More culturally competent
Cross-cultural research will inevitably continue as information needs continue to span cultures and national borders. Although cross-cultural studies that do not discuss measurement invariance are informative, they may not be authoritative, as the scientific community cannot ascertain if the reported difference is attributable to true differences of the latent constructs or if they are artifacts of the measurement approach. Consequently, conducting measurement invariance analysis should be a necessary precondition when performing cross-cultural investigations that involve composite scales. By comparing and contrasting how additional cultures interact with survey assessments, researchers can be more culturally competent and inclusive in decision-making processes.
References
1 Garcia, C. (2013). “Tipping the (survey) scales: How to set the multicultural record straight.” Quirk’s Marketing Research Media. http://researchindustryvoices.com/2013/01/29/tipping-the-survey-scales-how-to-set-the-multicultural-record-straight/
2 Cape, P (2014). “When 8.5 is less than 6.2: Understanding the challenges of cross-cultural scaling.” Quirk’s Marketing Research Review. Vol. 28. No. 11. November 2014. pp. 44-47.
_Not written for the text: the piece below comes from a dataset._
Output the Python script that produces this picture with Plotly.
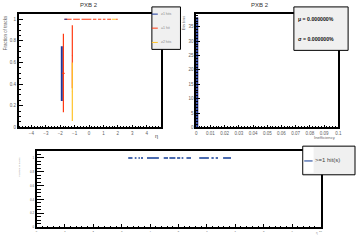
import plotly.graph_objects as go

W, H = 360, 240

# ---------------- data ----------------
# top-left: fraction of tracks vs eta
pt_eta_blue = [-1.89]
pt_eff_blue = [0.50]
pt_up_blue = [0.25]
pt_dn_blue = [0.255]

pt_eta_red = [-1.78, -1.16]
pt_eff_red = [0.50, 0.663]
pt_up_red = [0.365, 0.282]
pt_dn_red = [0.36, 0.30]
pt_ex_red = [0.1, 0.0]

pt_eta_yel = [-1.16]
pt_eff_yel = [0.33]
pt_up_yel = [0.27]
pt_dn_yel = [0.272]

# bins with efficiency 1 (segments lo..hi)
full_red_lo = [-1.71, -1.10, -0.52, 0.27, 0.62, 0.96, 1.26, 1.88]
full_red_hi = [-1.21, -0.64, 0.16, 0.51, 0.85, 1.14, 1.53, 1.99]
full_blue_lo = [-1.71]
full_blue_hi = [-1.52]
full_yel_lo = [1.58]
full_yel_hi = [1.88]
full_eff = 1.0

# top-right: histogram of inefficiency
ineff_centers = [0.00075]
ineff_counts = [38]
ineff_width = 0.0015

# bottom: efficiency vs x
bot_lo = [3.23, 3.46, 3.59, 3.68, 3.89, 4.48, 4.68, 4.95, 5.11, 5.28, 5.73, 6.16, 6.31, 6.57]
bot_hi = [3.38, 3.52, 3.64, 3.75, 4.31, 4.63, 4.89, 5.06, 5.17, 5.44, 6.07, 6.24, 6.39, 6.85]
bot_eff = 1.0

BLUE = "#1c3a9c"
RED = "#ff3a12"
YEL = "#ffc42a"
DBLUE = "#0f3a94"
TICKC = "#606060"


def segs(lo, hi, val):
    xs, ys = [], []
    for a, b in zip(lo, hi):
        xs += [a, b, None]
        ys += [val, val, None]
    return xs, ys


def px(x):
    return x / W


def py(y):
    return 1 - y / H


fig = go.Figure()

# ---- top-left ----
xs, ys = segs(full_red_lo, full_red_hi, full_eff)
fig.add_trace(go.Scatter(x=xs, y=ys, mode="lines", line=dict(color=RED, width=1.2),
                         xaxis="x", yaxis="y", showlegend=False))
xs, ys = segs(full_blue_lo, full_blue_hi, full_eff)
fig.add_trace(go.Scatter(x=xs, y=ys, mode="lines", line=dict(color=BLUE, width=1.2),
                         xaxis="x", yaxis="y", showlegend=False))
xs, ys = segs(full_yel_lo, full_yel_hi, full_eff)
fig.add_trace(go.Scatter(x=xs, y=ys, mode="lines", line=dict(color=YEL, width=1.2),
                         xaxis="x", yaxis="y", showlegend=False))

fig.add_trace(go.Scatter(x=pt_eta_blue, y=pt_eff_blue, mode="markers",
                         marker=dict(color=BLUE, size=1),
                         error_y=dict(type="data", array=pt_up_blue, arrayminus=pt_dn_blue,
                                      color=BLUE, thickness=2, width=0),
                         xaxis="x", yaxis="y", showlegend=False))
fig.add_trace(go.Scatter(x=pt_eta_red, y=pt_eff_red, mode="markers",
                         marker=dict(color=RED, size=1),
                         error_y=dict(type="data", array=pt_up_red, arrayminus=pt_dn_red,
                                      color=RED, thickness=1.2, width=0),
                         error_x=dict(type="data", array=pt_ex_red, color=RED, thickness=1, width=0),
                         xaxis="x", yaxis="y", showlegend=False))
fig.add_trace(go.Scatter(x=pt_eta_yel, y=pt_eff_yel, mode="markers",
                         marker=dict(color=YEL, size=1),
                         error_y=dict(type="data", array=pt_up_yel, arrayminus=pt_dn_yel,
                                      color=YEL, thickness=1.2, width=0),
                         xaxis="x", yaxis="y", showlegend=False))

# ---- top-right ----
fig.add_trace(go.Bar(x=ineff_centers, y=ineff_counts, width=[ineff_width],
                     marker=dict(color=BLUE, line=dict(color="#101060", width=0.5)),
                     xaxis="x2", yaxis="y2", showlegend=False))

# ---- bottom ----
xs, ys = segs(bot_lo, bot_hi, bot_eff)
fig.add_trace(go.Scatter(x=xs, y=ys, mode="lines", line=dict(color=DBLUE, width=1.3),
                         xaxis="x3", yaxis="y3", showlegend=False))


def ax(domain, rng, dtick, mdtick, tl, mtl, anchor, tick0=0, fmt=None):
    d = dict(domain=domain, range=rng, anchor=anchor, tick0=tick0, dtick=dtick,
             ticks="inside", ticklen=tl, tickwidth=1, tickcolor="black",
             minor=dict(ticks="inside", dtick=mdtick, ticklen=mtl, tickwidth=1, tickcolor="black"),
             showline=True, mirror=True, linecolor="black", linewidth=1.5,
             showgrid=False, zeroline=False,
             tickfont=dict(family="Liberation Sans", size=4.5, color=TICKC))
    if fmt:
        d["tickformat"] = fmt
    return d


fig.update_layout(
    width=W, height=H, margin=dict(l=0, r=0, t=0, b=0),
    paper_bgcolor="white", plot_bgcolor="white", bargap=0,
    xaxis=ax([px(18), px(162)], [-4.88, 4.98], 1, 0.2, 3, 1.5, "y"),
    yaxis=ax([py(129), py(14)], [0, 1.05], 0.2, 0.05, 4, 2, "x"),
    xaxis2=ax([px(198), px(342)], [0, 0.1], 0.01, 0.002, 3, 1.5, "y2"),
    yaxis2=ax([py(129), py(14)], [0, 39.5], 5, 1, 4, 2, "x2"),
    xaxis3=ax([px(36), px(324)], [0, 10], 1, 0.2, 3, 1.5, "y3"),
    yaxis3=ax([py(230), py(153)], [0, 1.1], 0.2, 0.05, 8, 4.5, "x3"),
)
fig.update_layout(xaxis3=dict(tickfont=dict(size=2.5)))
fig.update_layout(yaxis3=dict(tickfont=dict(size=3)))

ann = []
shapes = []


def text(x, y, s, size, color="#333", xanchor="center", yanchor="middle", angle=0, bold=False):
    if bold:
        s = "<b>" + s + "</b>"
    ann.append(dict(x=px(x), y=py(y), xref="paper", yref="paper", text=s, showarrow=False,
                    font=dict(family="Liberation Sans", size=size, color=color),
                    xanchor=xanchor, yanchor=yanchor, textangle=angle))


# titles
text(89, 5, "PXB 2", 6)
text(263, 5, "PXB 2", 6)
# axis titles
text(4, 13, "Fraction of tracks", 4.5, color="#666", yanchor="top", angle=-90)
text(161, 138, "η", 5.5, color="#444", xanchor="right")
text(185, 14, "Eta bins", 4, color="#666", yanchor="top", angle=-90)
text(342, 139.5, "Inefficiency", 4.2, color="#666", xanchor="right")
text(18, 157, "Fraction of tracks", 2.5, color="#999", yanchor="top", angle=-90)
text(323, 236, "η", 3, color="#999", xanchor="right")

# legend top-left
shapes.append(dict(type="rect", xref="paper", yref="paper", x0=px(153), x1=px(182), y0=py(50), y1=py(7),
                   fillcolor="#f0f0f0", line=dict(color="black", width=1)))
for yy, col, lab in [(14.3, BLUE, "≥1 hits"), (28.5, RED, "=1 hit"), (43, YEL, "≥2 hits")]:
    shapes.append(dict(type="line", xref="paper", yref="paper", x0=px(153), x1=px(159), y0=py(yy), y1=py(yy),
                       line=dict(color=col, width=1)))
    text(160, yy, lab, 3.5, color="#888", xanchor="left")

# stats box top-right
shapes.append(dict(type="rect", xref="paper", yref="paper", x0=px(297), x1=px(352), y0=py(51), y1=py(7),
                   fillcolor="#f0f0f0", line=dict(color="black", width=1)))
text(299, 19, "μ = 0.000000%", 5.2, color="#111", xanchor="left", bold=True)
text(299, 40, "σ = 0.000000%", 5.2, color="#111", xanchor="left", bold=True)

# legend bottom
shapes.append(dict(type="rect", xref="paper", yref="paper", x0=px(306), x1=px(359), y0=py(177), y1=py(148),
                   fillcolor="#f0f0f0", line=dict(color="black", width=1)))
shapes.append(dict(type="rect", xref="paper", yref="paper", x0=px(307), x1=px(317), y0=py(175), y1=py(149),
                   fillcolor="white", line=dict(width=0)))
shapes.append(dict(type="line", xref="paper", yref="paper", x0=px(307.5), x1=px(316), y0=py(163), y1=py(163),
                   line=dict(color=DBLUE, width=1)))
text(316, 162.5, "&gt;=1 hit(s)", 6, color="#444", xanchor="left")

fig.update_layout(annotations=ann, shapes=shapes)
fig.write_html("out.html")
3 Devlin, S. and Nicholas, G. (2004). “Avoiding pitfalls of country comparisons.” Quirk’s Marketing Research Review. Vol. 18. No. 9. November 2004. pp. 42-49.
4 Chase, L. (2016). “Measurement of wildlife value orientations among diverse audiences: A multi-group confirmatory factor analysis among Hispanic and Non-Hispanic white communities.” Human Dimensions of Wildlife, 21(2), 127-143.
5 Sperber, A.D., Devellis, R.F., Boehlecke, B. (1994) “Cross-cultural translation: methodology and validation.” Journal of Cross-Cultural Psychology 25,501-524.